---------- Entries shown ----------

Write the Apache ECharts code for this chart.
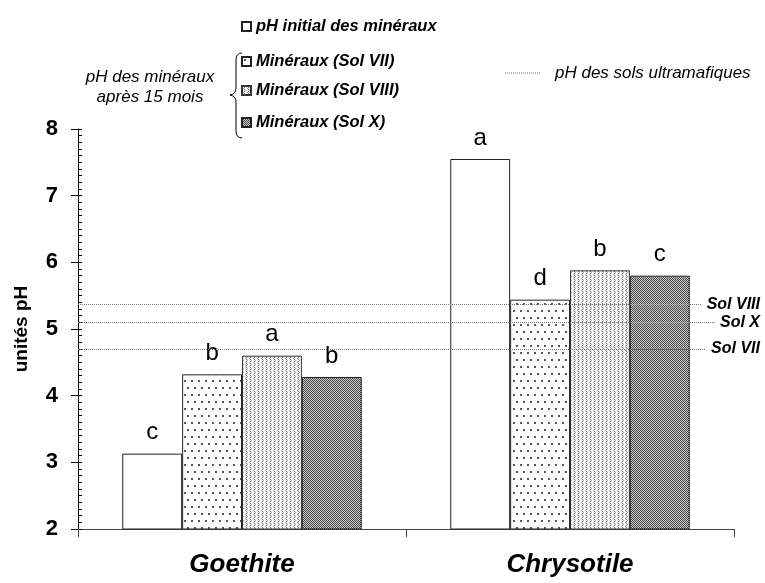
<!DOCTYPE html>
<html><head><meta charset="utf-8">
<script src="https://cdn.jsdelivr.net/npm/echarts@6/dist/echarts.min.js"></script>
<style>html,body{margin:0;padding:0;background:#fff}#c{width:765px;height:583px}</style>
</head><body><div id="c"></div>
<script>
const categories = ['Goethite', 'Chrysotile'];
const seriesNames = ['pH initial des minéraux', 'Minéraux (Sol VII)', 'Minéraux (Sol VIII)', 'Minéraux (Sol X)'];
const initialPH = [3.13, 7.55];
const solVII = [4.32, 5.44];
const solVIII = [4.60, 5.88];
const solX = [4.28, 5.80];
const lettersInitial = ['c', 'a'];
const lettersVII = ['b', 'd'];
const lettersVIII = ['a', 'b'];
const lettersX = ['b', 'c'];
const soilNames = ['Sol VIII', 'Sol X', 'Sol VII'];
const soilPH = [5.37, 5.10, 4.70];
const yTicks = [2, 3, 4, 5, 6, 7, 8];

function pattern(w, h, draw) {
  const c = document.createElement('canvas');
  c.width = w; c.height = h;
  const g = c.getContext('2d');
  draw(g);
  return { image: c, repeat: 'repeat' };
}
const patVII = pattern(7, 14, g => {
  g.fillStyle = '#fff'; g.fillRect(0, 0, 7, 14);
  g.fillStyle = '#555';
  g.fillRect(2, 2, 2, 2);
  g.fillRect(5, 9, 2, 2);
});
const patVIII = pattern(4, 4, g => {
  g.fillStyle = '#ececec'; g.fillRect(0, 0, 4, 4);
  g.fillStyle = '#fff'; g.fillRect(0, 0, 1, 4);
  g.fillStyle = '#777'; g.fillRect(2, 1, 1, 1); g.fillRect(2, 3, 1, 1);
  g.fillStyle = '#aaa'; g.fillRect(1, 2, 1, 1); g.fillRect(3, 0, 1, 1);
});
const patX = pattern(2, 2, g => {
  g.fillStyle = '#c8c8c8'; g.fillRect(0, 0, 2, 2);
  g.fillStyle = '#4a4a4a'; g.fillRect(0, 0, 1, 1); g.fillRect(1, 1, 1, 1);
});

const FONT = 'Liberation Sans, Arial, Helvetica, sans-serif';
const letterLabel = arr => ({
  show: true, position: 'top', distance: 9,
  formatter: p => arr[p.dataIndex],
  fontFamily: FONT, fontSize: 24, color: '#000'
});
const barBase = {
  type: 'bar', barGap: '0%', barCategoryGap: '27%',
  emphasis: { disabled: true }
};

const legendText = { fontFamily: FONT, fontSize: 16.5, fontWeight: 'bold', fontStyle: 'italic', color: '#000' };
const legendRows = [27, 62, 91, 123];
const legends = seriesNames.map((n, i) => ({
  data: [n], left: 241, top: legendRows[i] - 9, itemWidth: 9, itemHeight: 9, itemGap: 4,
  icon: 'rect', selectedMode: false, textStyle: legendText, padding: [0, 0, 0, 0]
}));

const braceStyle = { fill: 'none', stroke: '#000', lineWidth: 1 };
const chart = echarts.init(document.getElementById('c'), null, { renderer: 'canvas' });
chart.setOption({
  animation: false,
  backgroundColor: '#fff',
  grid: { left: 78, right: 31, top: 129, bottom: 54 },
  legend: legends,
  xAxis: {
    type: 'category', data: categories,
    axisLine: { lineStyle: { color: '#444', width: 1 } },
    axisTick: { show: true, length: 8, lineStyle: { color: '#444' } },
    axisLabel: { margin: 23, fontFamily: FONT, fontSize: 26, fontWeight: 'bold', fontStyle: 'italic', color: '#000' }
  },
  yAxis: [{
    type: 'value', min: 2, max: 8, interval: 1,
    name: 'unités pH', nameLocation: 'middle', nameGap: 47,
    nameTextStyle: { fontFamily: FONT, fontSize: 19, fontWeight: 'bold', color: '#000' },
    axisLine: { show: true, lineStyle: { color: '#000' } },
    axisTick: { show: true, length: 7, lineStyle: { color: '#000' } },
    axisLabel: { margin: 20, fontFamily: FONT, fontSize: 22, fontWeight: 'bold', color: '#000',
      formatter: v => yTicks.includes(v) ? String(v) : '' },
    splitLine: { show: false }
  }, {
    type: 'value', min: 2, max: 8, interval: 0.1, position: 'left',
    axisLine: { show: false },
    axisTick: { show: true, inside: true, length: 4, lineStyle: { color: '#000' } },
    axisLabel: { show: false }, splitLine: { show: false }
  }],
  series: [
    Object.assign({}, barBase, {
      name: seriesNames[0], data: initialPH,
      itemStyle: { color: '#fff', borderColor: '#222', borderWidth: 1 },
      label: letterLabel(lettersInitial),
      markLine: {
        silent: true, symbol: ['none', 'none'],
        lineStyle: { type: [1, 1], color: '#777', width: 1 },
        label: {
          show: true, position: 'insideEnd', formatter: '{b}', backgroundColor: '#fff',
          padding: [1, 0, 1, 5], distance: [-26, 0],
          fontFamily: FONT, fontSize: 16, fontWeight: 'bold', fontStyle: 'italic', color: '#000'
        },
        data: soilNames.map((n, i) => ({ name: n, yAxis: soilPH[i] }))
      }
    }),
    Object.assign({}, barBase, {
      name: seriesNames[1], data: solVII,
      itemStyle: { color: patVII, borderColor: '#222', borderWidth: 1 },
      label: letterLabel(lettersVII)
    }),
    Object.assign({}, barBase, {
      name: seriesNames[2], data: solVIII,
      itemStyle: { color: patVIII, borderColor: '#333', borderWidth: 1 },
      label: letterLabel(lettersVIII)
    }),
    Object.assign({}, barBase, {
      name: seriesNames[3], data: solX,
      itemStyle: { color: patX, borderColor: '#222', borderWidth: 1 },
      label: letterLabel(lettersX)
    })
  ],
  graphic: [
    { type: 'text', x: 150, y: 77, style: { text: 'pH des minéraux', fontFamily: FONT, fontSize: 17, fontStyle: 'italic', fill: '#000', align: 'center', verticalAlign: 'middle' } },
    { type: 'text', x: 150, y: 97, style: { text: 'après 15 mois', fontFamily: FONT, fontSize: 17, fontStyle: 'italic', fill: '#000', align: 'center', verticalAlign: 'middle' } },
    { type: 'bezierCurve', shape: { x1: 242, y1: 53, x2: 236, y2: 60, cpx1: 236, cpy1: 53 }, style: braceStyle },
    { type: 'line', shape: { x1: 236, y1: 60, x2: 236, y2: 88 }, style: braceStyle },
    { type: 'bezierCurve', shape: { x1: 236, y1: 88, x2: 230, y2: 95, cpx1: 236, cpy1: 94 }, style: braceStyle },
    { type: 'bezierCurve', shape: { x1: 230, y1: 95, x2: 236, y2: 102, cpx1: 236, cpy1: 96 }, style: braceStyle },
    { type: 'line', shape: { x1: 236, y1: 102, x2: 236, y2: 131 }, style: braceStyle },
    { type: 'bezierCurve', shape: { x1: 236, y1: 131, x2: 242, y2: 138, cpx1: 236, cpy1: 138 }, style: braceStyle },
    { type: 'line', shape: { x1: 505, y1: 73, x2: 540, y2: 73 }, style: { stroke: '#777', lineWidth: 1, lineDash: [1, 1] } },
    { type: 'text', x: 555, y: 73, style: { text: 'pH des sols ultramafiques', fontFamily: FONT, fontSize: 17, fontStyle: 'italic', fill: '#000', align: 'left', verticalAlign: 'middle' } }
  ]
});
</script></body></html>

----------
---------- Entries shown ----------

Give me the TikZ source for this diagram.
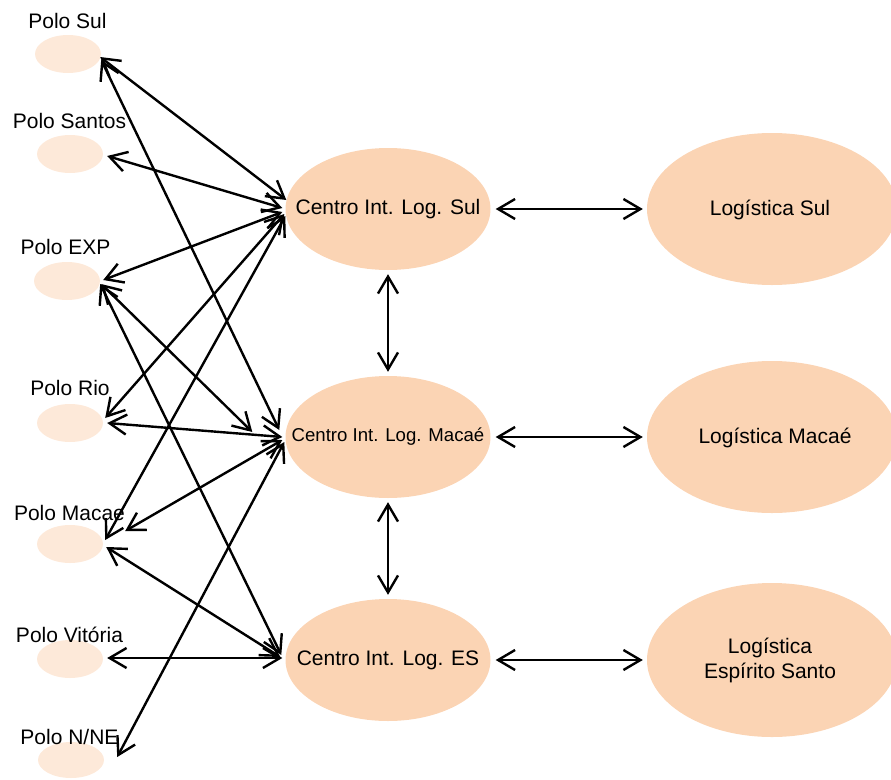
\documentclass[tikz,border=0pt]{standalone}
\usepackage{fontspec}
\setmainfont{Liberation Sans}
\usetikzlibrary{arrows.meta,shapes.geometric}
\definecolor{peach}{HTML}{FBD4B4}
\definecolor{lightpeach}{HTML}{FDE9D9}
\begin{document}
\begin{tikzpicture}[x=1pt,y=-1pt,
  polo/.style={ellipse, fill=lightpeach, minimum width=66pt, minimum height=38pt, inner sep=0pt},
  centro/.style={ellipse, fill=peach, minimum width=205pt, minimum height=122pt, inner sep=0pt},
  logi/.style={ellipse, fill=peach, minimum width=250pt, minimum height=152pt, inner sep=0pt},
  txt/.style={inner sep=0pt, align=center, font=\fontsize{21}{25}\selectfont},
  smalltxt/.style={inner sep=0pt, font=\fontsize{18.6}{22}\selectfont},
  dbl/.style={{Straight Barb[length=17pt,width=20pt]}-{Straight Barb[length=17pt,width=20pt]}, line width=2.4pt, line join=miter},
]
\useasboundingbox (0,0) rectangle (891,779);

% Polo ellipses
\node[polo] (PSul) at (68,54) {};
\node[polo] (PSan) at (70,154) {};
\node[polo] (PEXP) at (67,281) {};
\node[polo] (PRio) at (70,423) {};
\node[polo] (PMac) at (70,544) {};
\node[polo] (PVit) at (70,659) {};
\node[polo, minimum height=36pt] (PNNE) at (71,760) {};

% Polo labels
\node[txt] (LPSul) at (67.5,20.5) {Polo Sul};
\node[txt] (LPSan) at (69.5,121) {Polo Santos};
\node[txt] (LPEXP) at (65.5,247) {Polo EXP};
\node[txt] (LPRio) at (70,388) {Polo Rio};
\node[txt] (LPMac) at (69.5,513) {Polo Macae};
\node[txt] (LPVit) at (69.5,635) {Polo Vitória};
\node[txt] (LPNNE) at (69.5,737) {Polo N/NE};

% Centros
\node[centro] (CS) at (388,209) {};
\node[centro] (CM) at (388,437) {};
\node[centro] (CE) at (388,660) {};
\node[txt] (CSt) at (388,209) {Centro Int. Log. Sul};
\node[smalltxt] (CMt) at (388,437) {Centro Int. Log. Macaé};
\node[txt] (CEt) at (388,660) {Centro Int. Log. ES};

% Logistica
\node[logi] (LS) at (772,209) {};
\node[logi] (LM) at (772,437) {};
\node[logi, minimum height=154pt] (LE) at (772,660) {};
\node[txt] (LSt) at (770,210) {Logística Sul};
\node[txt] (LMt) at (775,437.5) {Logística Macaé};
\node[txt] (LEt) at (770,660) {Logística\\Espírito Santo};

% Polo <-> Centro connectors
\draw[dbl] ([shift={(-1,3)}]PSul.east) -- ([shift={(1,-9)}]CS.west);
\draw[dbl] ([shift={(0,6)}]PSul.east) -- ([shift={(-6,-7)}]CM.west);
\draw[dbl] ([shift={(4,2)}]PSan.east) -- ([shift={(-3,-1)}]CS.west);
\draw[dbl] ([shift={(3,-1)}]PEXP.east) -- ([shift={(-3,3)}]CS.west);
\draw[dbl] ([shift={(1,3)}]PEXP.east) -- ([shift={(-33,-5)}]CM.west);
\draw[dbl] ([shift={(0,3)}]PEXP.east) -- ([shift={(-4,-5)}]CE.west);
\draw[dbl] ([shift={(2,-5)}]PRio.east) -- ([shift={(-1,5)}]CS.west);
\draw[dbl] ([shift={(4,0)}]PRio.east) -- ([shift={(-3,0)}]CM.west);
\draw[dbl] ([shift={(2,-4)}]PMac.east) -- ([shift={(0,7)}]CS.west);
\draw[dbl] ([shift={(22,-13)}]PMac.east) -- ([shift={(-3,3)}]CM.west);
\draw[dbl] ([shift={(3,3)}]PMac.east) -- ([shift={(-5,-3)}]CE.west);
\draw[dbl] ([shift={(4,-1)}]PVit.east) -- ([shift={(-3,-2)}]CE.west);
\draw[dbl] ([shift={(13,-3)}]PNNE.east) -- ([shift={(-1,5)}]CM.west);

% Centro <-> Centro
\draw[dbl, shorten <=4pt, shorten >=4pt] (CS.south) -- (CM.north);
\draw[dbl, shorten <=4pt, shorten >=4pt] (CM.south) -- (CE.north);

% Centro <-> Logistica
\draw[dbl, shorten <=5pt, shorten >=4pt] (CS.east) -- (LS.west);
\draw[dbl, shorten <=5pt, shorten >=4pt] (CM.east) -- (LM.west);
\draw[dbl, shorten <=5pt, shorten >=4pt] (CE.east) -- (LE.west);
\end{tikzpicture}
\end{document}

----------

__What the task requires__.
Copy word for word every line from the one with "Write the Apache ECharts code for this chart." through the one with "const yTicks = [2, 3, 4, 5, 6, 7, 8];", including both. No pictures belong in the copy.

__Output below__.
Write the Apache ECharts code for this chart.
<!DOCTYPE html>
<html><head><meta charset="utf-8">
<script src="https://cdn.jsdelivr.net/npm/echarts@6/dist/echarts.min.js"></script>
<style>html,body{margin:0;padding:0;background:#fff}#c{width:765px;height:583px}</style>
</head><body><div id="c"></div>
<script>
const categories = ['Goethite', 'Chrysotile'];
const seriesNames = ['pH initial des minéraux', 'Minéraux (Sol VII)', 'Minéraux (Sol VIII)', 'Minéraux (Sol X)'];
const initialPH = [3.13, 7.55];
const solVII = [4.32, 5.44];
const solVIII = [4.60, 5.88];
const solX = [4.28, 5.80];
const lettersInitial = ['c', 'a'];
const lettersVII = ['b', 'd'];
const lettersVIII = ['a', 'b'];
const lettersX = ['b', 'c'];
const soilNames = ['Sol VIII', 'Sol X', 'Sol VII'];
const soilPH = [5.37, 5.10, 4.70];
const yTicks = [2, 3, 4, 5, 6, 7, 8];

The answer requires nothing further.